I think we should talk about it more though. I am open to making the change I just want to make sure we are doing it for the right reasons and not just because it's cooler from an algorithmic perspective or because you've already put a lot of time into it...

Best,
Dave

[ferranpujolcamins]

Hi @davecom thanks for your answer.

To be honest, when I started implementing all this my hope was that I could get code reuse without sacrificing performance by the use of generics. It turned out that generics in Swift are not like Rust or C++ so at the end I got super bad performance. But I wanted to present the results anyway to know your thoughts. Thanks to your explanation I now better understand what's your view on SwiftGraph so I think we can get to common ground. I'm opening yet another PR soon, so you can compare.
I will try to:

• Do not drop performance on existing methods
• Try to bring the unification of BFS and DFS apis without adding complexity. Let's just forget about making them conform to a protocol and simply make sure they both have the same set of methods. Also let's forget about shared implementations, let them be two totally independent classes.
• Implement abstract DFS and BFS algorithms. So I really want DFS and BFS to get something like func from(_ initalVertexIndex: Int, goalTest: (Int) -> Bool, reducer: G.Reducer) -> Int? and also the ability to specify a visit order. Let's just add this method to both DFS and BFS directly and just add an adhoc implementation to both of them. Forget about the other methods of this classes begin special cases of this one and just have different implementation.
• Forget about the builder pattern, since it'll be no longer needed. (If we like it, we can add it afterwards)
• KISS

[davecom]

Hi @ferranpujolcamins ,
I agree with the five goals that you laid out in bullet points. I think we can add the method in point three without modifying the existing methods. Yes, we have some code duplication, but it may be the only way to maintain performance. We can even pretty much reuse the implementations from your existing pull request without the protocol and maybe a couple other small changes. So, this is kind of your hybrid approach. In fact, maybe we should just do the hybrid approach? I don't know. I agree with KISS. It seems here we've run into a situation where KISS is in conflict with DRY. 😀

I really appreciate all of your work on the project. You've given it a good shot in the arm.

Best,
Dave

[ferranpujolcamins]

Thanks!
By hybrid approach you mean adding specialized implementations to BFS and DFS to this PR until we match performance on master?

[davecom]

Yes, what do you think? Or we could follow your advice above:

Try to bring the unification of BFS and DFS apis without adding complexity. Let's just forget about making them conform to a protocol and simply make sure they both have the same set of methods. Also let's forget about shared implementations, let them be two totally independent classes.

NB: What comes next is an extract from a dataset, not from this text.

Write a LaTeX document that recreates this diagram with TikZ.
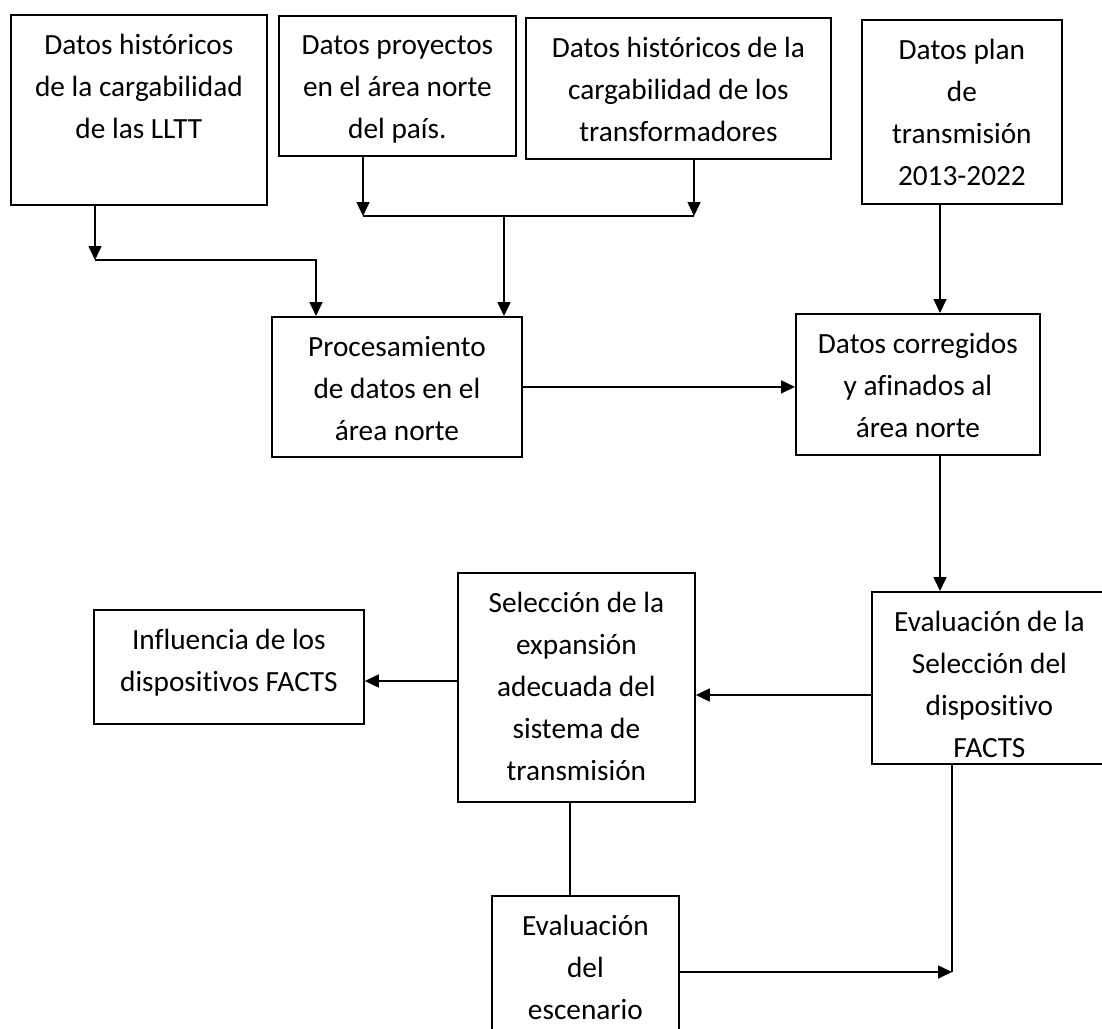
\documentclass[tikz,border=0pt]{standalone}
\usepackage{fontspec}
\newfontfamily\carl[Ligatures=NoCommon]{Carlito}
\usetikzlibrary{arrows.meta}
\begin{document}
\begin{tikzpicture}[x=1pt,y=-1pt,
  box/.style={draw, line width=1.8pt, inner sep=0pt, anchor=north west},
  txt/.style={font=\carl\fontsize{29.3}{42}\selectfont, align=center, inner sep=0pt, anchor=north},
  arr/.style={line width=1.6pt, -{Triangle[length=14pt,width=13pt]}},
  ln/.style={line width=1.6pt},
  thinln/.style={line width=1.2pt}]
\clip (0,0) rectangle (1102,1028);
\fill[white] (0,0) rectangle (1102,1028);
% boxes
\node[box, minimum width=256pt, minimum height=190pt] (b1) at (10,14) {};
\node[box, minimum width=237pt, minimum height=140pt] (b2) at (278,15) {};
\node[box, minimum width=305pt, minimum height=141pt] (b3) at (525,17) {};
\node[box, minimum width=200pt, minimum height=184pt] (b4) at (861,19) {};
\node[box, minimum width=250pt, minimum height=140pt] (b5) at (271,316) {};
\node[box, minimum width=244pt, minimum height=141pt] (b6) at (795,313) {};
\node[box, minimum width=237pt, minimum height=229pt] (b7) at (457,572) {};
\node[box, minimum width=270pt, minimum height=114pt] (b8) at (93,609) {};
\node[box, minimum width=235pt, minimum height=172pt] (b9) at (871,591) {};
\node[box, minimum width=187pt, minimum height=165pt] (b10) at (491,895) {};
% texts
\node[txt] (t1) at ([yshift=-20pt]b1.north) {Datos históricos\\de la cargabilidad\\de las LLTT};
\node[txt] (t2) at ([yshift=-20pt]b2.north) {Datos proyectos\\en el área norte\\del país.};
\node[txt] (t3) at ([yshift=-20pt]b3.north) {Datos históricos de la\\cargabilidad de los\\transformadores};
\node[txt] (t4) at ([yshift=-20pt]b4.north) {Datos plan\\de\\transmisión\\2013-2022};
\node[txt] (t5) at ([yshift=-20pt]b5.north) {Procesamiento\\de datos en el\\área norte};
\node[txt] (t6) at ([yshift=-20pt]b6.north) {Datos corregidos\\y afinados al\\área norte};
\node[txt] (t7) at ([yshift=-20pt]b7.north) {Selección de la\\expansión\\adecuada del\\sistema de\\transmisión};
\node[txt] (t8) at ([yshift=-20pt]b8.north) {Influencia de los\\dispositivos FACTS};
\node[txt] (t9) at ([yshift=-20pt]b9.north) {Evaluación de la\\Selección del\\dispositivo\\FACTS};
\node[txt] (t10) at ([yshift=-20pt]b10.north) {Evaluación\\del\\escenario};
% connectors top
\coordinate (j1) at (95,260);
\coordinate (j1r) at (316,260);
\draw[arr] (j1 |- b1.south) -- (j1);
\draw[arr] (j1) -- (j1r) -- (j1r |- b5.north);
\coordinate (j2) at (363,216);
\coordinate (j3) at (694,216);
\coordinate (j4) at (504,216);
\draw[arr] (j2 |- b2.south) -- (j2);
\draw[arr] (j3 |- b3.south) -- (j3);
\draw[ln] (j2) -- (j3);
\draw[arr] (j4) -- (j4 |- b5.north);
\coordinate (k4) at (940,0);
\draw[arr] (k4 |- b4.south) -- (k4 |- b6.north);
\draw[arr] (b5.east) -- (b5.east -| b6.west);
\draw[arr] (k4 |- b6.south) -- (k4 |- b9.north);
% lower connectors
\coordinate (y1) at (0,695);
\draw[arr] (y1 -| b9.west) -- (y1 -| b7.east);
\coordinate (y2) at (0,681);
\draw[arr] (y2 -| b7.west) -- (y2 -| b8.east);
\coordinate (x7) at (570,0);
\draw[thinln] (x7 |- b7.south) -- (x7 |- b10.north);
\coordinate (c) at (952,972);
\draw[thinln] (c |- b9.south) -- (c);
\draw[arr] (c -| b10.east) -- (c);
\end{tikzpicture}
\end{document}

In that case can we still reuse most of your code? I think we can?

[ferranpujolcamins]

Let me finish this alternative simpler PR so we can compare.

[ferranpujolcamins]

Maybe the way to go to get top performance, api flexibility and code maintainability is meta-programming: https://github.com/krzysztofzablocki/Sourcery/blob/master/guides/Writing%20templates.md

[ferranpujolcamins]

I've tried to get good performance with meta-programming and again is difficult. To get max performance, each variant of the algorithm needs to be very specific, thus is difficult to work with a generic algorithm that fits all methods. The complication we would be adding to get good performance is too high.

So I vote to merge #57. If we have good test coverage and tests for all edge cases for all methods we will be fine.